Nestle have abandoned their new KitKat advertising campaign in the planning stages, after realising that the slogan "Give a Friend a Finger" has a vast potential for misinterpretation.
So there I was, having my last meal. The priest came in and read me my last rights. I was shackled and led down 'the green mile'. All the other inmates were quiet and subdued. The tension in the air was so tense...it was horrible.
I was led in to a dark room, in complete and utter silence.
Worst birthday party surprise ever!
My wife was looking through the H.Samuel brochure, pointed at it and said, "Wow, I'd really love this for my birthday."
She's going to be so made up. I went one step better and got her the hard back catalogue.
The girlfriend told me things needed to "change dramatically" if our relationship was to last. You can only imagine how angry she was when I burst into the bedroom that night dressed as the Phantom of the Opera
"You dirty disgusting pig!" she shrieked on the phone, "all over my clothes and my girls weekend ruined."
"What's the matter babes?" I said. "You did say I could do it."
"And how could you misunderstand, 'If you miss me, then why not try and come in my case?'"
Anyone knows a bloke called Martin Aston? Found a car key with his name on it.
As my wife started shaking nervously, and the tears rolled down her cheeks during her mums burial, the priest turned to me and said, "is this her first funeral?"
"Yes," I replied, "I'm pretty certain this is the first time she died."
My new girl was cooking dinner for me after I finished work so I asked, "Do you mind if I get a quick bath?"
"Yeah go ahead, there should be enough water in the tank"
30 minutes later I walked into the kitchen and she asked, "Was the water warm enough then?"

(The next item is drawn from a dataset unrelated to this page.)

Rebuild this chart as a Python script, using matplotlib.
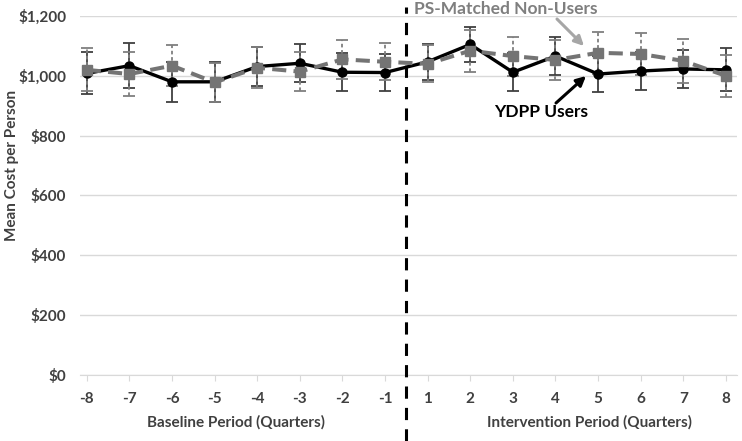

"Not really, the fish were a nice touch though"
I got stopped by a lady doing a public survey. She asked me, "How do you think we treat OAP's in this country?"
"Well, if my old mum is anything to go by, a pub lunch every few weeks usually does the trick."
Since my wife left two years ago we haven't slept together again ,
but my daughter and I are still good friends.
I bought a bag of compost from my local B & Q, and when I got home I was shocked to discover the label said, "With Added John Innes".
The local police don't even seem to want to know.
I was delighted to hear on this site that curry's cure cancer, so, as a sufferer myself, rushed out to be cured.
I'm not sure if the cancer has gone yet. It cost me 1,200 and i walked out with a lovely 52" Sony High Def.
BBC News: New hope to restore lost vision
Open your eyes?
A girl on my Facebook friends list updated her status earlier:
"SELLING MY BABY! :( - Inbox me for details"
How disappointed was I to find out it was her Mini Cooper?!
While in the pub talking to my mate I said to him "Last night was awfull, I had a slight tickle in my throat but I couldn't cough incase I woke the missus"
"Sounds like you're under the thumb, mate" he said.
I replied "Oh nothing like that, I had the tele on mute while watching babe station and couldn't find the remote"
Driving home today, I got stuck in traffic. I saw a sign saying "Think Bike"...
Turns out this is not an invitation to try and drive your car up the middle of the two lanes.
My house got robbed whilst I was out yesterday. I believe a fat African dwarf was responsible...
The neighbours said they saw a Black 4x4 leaving the scene.
I was pushing my daughter around town when an old friend approached us.
"wow, hasn't she come on?" He said.
"Of course not, she won't have her first period for years" I replied.
Got offered a position by the job centre today but had to turn it down. I don't have any hairdressing experience & they were looking for a temp to perm.
My wife shouted upstairs, "Don't forget we're taking my mother out today."
I shouted back, "I know, I'm just cleaning my gun."
My flatmate said "I've got a date tonight, make yourself scarce."
I tried my best.
I painted myself black and got a job.
A Muslim trainspotter was arrested in Boots yesterday.
He took his snaps of the London Underground to the photo counter and said, "Can you blow these up please?"
"I'm going to Marks and Spencers love" I shouted to my wife upstairs.
"Ok, see you later" she said.
Having friends with names of a popular retailer is really handy.
Today I told my boss if he didn't give me a pay rise I was going to strike.
He started, "I'm sorry but in the current economic crisis we simply cannot..."
Then I struck him.
If AIDS has no symptoms, then surely it's harmless?